**Request**
Leave out every picture, and retype exactly the lines from the line with "Clone this chart in Chart.js." through the line with "const yTicks = [0, 20, 40, 60, 80, 100];", both ends included.

:: Stored data

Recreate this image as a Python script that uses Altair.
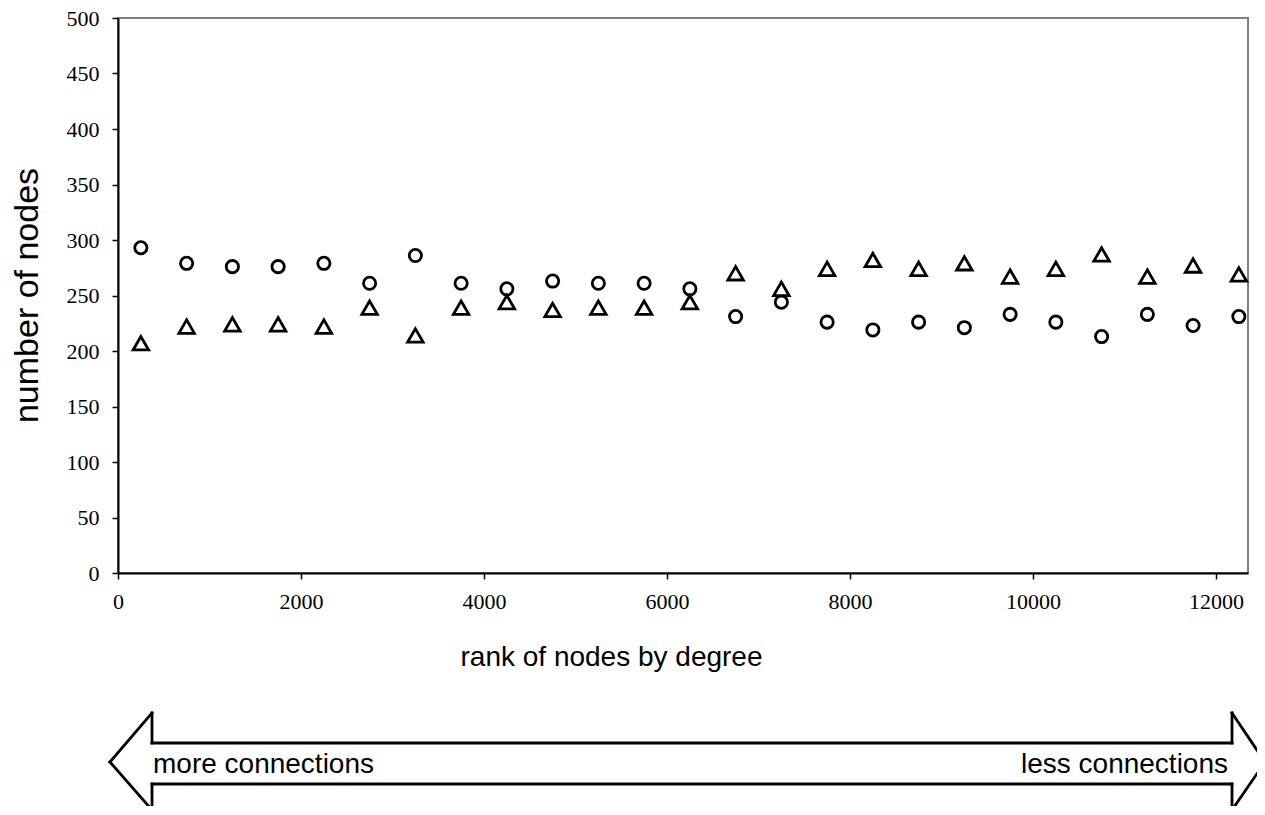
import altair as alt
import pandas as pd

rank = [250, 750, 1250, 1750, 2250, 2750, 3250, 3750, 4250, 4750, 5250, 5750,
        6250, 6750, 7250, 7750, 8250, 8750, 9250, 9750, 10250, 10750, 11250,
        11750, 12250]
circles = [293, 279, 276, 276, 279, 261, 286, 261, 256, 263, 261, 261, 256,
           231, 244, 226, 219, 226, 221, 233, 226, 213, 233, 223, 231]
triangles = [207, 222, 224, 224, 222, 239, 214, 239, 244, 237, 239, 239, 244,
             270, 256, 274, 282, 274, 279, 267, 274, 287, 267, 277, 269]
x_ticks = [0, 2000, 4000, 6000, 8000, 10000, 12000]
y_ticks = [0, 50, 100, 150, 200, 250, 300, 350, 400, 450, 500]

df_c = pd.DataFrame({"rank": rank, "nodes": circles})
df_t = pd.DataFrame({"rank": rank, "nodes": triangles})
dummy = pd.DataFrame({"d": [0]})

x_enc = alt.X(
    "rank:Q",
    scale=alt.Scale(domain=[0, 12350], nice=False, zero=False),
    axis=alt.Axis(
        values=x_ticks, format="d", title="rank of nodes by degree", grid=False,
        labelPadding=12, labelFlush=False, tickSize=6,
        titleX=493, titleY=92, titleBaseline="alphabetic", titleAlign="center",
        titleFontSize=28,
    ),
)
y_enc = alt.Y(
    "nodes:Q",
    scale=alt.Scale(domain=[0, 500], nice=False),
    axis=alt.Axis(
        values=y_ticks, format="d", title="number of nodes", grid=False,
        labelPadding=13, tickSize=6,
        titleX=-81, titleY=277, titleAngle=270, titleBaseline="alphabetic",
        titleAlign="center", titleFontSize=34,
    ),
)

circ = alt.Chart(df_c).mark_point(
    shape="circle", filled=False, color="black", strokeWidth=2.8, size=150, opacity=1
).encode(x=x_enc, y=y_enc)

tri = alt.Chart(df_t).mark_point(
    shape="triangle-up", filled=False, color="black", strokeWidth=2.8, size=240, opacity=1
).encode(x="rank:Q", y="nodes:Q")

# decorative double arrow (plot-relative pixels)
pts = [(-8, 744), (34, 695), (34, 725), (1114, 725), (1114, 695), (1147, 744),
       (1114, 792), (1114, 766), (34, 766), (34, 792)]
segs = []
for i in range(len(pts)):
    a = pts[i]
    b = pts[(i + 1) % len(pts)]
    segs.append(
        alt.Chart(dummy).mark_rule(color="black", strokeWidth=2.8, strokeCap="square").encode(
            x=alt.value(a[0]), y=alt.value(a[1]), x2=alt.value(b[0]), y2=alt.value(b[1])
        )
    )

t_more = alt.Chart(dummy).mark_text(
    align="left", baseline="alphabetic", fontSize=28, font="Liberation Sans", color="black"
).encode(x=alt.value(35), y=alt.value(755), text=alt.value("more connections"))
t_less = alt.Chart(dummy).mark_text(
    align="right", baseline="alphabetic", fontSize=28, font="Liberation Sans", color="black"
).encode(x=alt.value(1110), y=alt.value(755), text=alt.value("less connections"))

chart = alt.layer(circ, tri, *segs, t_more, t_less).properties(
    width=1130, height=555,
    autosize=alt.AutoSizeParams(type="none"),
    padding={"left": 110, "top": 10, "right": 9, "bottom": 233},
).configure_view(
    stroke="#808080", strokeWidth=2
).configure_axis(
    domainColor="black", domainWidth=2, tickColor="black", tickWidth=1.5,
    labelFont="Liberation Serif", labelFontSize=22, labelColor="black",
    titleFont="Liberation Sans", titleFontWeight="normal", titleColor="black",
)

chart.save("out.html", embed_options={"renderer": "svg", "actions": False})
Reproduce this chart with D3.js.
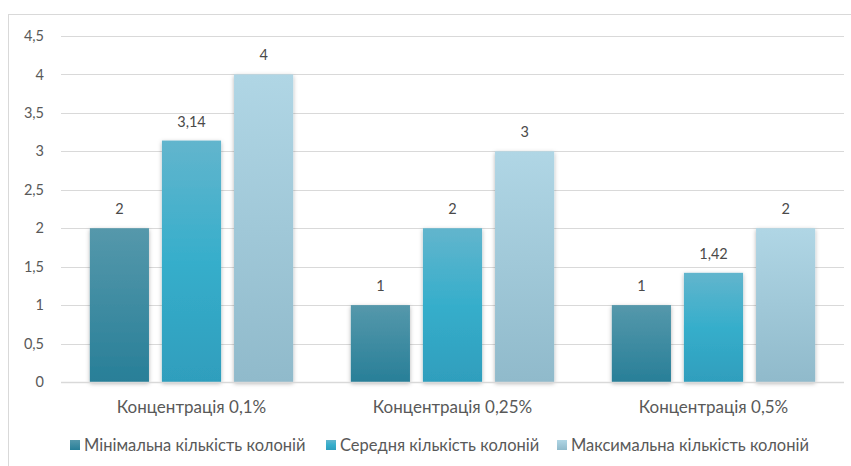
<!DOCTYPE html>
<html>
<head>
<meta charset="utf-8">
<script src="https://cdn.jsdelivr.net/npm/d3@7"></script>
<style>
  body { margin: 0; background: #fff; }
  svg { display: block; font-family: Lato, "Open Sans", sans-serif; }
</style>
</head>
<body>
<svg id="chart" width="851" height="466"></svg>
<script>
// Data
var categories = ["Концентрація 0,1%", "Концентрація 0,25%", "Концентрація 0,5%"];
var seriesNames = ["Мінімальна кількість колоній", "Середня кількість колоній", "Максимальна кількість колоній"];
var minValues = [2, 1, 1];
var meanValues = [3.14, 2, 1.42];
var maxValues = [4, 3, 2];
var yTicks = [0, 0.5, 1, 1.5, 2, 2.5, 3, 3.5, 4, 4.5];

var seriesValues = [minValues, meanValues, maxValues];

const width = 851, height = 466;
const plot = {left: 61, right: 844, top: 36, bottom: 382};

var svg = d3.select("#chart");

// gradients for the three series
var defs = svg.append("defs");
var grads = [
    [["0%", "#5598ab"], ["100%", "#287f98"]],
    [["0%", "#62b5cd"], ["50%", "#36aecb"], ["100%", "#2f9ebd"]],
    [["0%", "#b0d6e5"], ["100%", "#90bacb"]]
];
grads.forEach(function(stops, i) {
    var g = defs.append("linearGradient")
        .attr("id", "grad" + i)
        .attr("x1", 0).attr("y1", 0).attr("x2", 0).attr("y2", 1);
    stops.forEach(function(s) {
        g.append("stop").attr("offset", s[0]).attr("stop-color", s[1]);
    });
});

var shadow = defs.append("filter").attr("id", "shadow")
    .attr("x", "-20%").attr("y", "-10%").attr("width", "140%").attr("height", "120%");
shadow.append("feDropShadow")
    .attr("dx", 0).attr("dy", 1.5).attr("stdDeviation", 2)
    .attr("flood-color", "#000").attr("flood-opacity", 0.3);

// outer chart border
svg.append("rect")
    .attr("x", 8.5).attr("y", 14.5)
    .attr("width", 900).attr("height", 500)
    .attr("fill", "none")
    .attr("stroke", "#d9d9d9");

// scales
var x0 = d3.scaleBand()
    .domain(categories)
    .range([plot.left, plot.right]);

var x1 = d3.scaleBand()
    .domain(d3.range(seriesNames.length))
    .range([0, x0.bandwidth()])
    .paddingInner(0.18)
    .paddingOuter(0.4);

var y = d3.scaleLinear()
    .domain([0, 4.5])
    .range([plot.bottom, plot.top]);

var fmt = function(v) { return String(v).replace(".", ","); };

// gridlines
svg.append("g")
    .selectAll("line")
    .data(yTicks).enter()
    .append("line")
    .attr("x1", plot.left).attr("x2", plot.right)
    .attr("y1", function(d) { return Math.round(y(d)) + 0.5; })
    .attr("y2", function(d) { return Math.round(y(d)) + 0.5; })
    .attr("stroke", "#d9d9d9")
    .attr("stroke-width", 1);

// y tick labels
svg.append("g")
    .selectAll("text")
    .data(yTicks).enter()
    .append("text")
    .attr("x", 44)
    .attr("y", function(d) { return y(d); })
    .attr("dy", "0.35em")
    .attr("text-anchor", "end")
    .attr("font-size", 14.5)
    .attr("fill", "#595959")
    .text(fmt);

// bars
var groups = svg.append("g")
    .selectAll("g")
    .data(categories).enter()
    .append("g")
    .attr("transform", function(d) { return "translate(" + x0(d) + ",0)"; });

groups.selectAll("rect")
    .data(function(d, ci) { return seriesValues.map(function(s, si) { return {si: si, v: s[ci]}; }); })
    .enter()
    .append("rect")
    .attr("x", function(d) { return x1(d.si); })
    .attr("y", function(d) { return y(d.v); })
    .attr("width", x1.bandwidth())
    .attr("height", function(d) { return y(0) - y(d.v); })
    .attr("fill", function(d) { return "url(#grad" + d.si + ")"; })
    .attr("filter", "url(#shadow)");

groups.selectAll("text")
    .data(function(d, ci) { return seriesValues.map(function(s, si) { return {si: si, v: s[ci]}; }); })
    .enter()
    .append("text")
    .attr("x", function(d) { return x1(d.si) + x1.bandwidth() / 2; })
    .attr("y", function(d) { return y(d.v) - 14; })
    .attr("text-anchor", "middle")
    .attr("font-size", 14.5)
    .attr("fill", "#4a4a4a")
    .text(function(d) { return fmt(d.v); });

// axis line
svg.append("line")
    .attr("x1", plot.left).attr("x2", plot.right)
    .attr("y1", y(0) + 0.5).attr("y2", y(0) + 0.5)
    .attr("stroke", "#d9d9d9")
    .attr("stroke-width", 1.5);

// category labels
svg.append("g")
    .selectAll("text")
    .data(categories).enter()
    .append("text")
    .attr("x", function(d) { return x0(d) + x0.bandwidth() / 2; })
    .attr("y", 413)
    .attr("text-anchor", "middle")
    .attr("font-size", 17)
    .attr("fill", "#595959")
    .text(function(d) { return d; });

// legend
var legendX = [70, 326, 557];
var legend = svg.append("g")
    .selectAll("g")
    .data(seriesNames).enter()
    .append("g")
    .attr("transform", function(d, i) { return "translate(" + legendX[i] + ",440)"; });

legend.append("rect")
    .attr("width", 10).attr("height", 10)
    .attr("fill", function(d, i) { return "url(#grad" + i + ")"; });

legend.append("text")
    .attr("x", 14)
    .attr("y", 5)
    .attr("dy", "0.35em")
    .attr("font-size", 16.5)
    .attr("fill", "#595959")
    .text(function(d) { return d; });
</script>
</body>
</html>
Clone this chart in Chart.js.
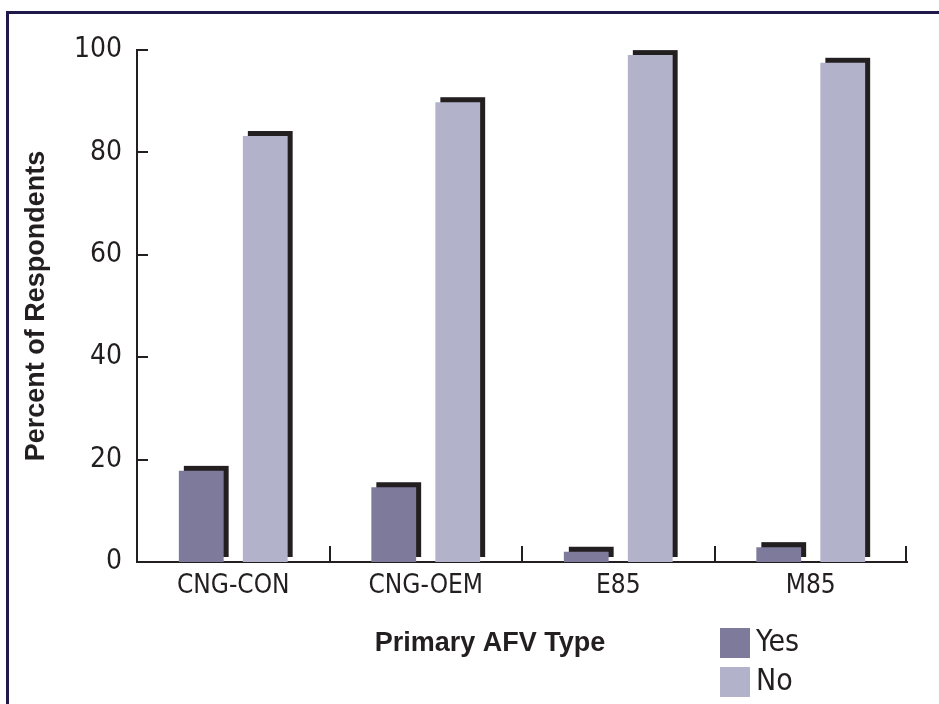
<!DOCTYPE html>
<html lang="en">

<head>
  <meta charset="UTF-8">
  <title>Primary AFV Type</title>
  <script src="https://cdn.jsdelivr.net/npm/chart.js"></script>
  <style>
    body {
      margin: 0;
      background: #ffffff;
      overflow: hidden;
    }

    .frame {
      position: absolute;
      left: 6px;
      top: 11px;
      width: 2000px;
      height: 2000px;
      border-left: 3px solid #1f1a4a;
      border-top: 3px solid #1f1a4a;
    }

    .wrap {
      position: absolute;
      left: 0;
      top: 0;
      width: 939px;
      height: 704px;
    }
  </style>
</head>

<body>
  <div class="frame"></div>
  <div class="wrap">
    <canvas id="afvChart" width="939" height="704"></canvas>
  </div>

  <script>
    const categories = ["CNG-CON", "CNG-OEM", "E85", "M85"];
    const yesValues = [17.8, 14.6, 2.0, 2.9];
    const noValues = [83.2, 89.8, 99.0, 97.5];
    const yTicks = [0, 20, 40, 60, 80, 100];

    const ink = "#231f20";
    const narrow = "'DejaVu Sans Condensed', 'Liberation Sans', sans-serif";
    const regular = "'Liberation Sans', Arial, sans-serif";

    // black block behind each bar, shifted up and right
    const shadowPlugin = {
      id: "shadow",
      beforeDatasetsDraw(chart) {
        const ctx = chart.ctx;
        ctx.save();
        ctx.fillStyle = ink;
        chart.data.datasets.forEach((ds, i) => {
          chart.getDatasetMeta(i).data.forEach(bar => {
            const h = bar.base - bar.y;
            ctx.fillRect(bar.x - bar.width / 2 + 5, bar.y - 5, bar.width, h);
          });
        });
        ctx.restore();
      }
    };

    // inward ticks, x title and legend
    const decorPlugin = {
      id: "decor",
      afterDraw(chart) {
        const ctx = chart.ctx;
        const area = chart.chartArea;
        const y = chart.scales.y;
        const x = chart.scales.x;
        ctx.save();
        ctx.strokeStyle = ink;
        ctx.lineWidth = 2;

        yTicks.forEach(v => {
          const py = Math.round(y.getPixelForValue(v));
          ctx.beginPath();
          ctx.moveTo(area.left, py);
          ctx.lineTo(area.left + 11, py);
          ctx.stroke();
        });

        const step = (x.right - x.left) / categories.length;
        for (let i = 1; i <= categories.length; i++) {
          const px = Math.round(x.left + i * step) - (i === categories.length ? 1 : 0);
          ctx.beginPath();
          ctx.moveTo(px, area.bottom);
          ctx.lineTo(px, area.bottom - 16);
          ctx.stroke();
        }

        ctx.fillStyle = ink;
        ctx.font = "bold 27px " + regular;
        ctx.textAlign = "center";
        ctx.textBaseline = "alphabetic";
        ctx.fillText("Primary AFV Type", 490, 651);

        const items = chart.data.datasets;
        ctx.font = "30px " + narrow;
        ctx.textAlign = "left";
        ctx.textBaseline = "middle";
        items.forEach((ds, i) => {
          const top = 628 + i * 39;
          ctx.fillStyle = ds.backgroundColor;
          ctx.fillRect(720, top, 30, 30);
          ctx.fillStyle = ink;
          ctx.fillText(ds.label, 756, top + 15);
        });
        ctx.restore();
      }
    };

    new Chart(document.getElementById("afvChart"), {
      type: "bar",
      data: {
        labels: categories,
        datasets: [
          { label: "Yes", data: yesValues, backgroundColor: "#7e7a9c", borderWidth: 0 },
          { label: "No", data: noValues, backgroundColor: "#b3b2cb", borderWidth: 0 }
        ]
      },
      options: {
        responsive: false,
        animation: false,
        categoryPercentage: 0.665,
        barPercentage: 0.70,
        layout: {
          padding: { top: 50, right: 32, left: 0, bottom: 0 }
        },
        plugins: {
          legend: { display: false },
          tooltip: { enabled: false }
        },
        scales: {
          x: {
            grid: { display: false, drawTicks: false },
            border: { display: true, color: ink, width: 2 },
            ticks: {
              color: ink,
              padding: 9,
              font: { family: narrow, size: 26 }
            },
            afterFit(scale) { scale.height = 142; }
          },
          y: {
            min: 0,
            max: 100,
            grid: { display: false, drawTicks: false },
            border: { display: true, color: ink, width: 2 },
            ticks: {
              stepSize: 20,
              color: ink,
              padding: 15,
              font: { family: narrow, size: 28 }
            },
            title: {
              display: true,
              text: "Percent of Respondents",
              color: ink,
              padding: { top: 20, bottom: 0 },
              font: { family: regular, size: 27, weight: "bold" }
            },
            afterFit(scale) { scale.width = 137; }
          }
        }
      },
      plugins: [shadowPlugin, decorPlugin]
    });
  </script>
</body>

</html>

::::

**Answer to this task**
Clone this chart in Chart.js.
<!DOCTYPE html>
<html lang="en">

<head>
  <meta charset="UTF-8">
  <title>Primary AFV Type</title>
  <script src="https://cdn.jsdelivr.net/npm/chart.js"></script>
  <style>
    body {
      margin: 0;
      background: #ffffff;
      overflow: hidden;
    }

    .frame {
      position: absolute;
      left: 6px;
      top: 11px;
      width: 2000px;
      height: 2000px;
      border-left: 3px solid #1f1a4a;
      border-top: 3px solid #1f1a4a;
    }

    .wrap {
      position: absolute;
      left: 0;
      top: 0;
      width: 939px;
      height: 704px;
    }
  </style>
</head>

<body>
  <div class="frame"></div>
  <div class="wrap">
    <canvas id="afvChart" width="939" height="704"></canvas>
  </div>

  <script>
    const categories = ["CNG-CON", "CNG-OEM", "E85", "M85"];
    const yesValues = [17.8, 14.6, 2.0, 2.9];
    const noValues = [83.2, 89.8, 99.0, 97.5];
    const yTicks = [0, 20, 40, 60, 80, 100];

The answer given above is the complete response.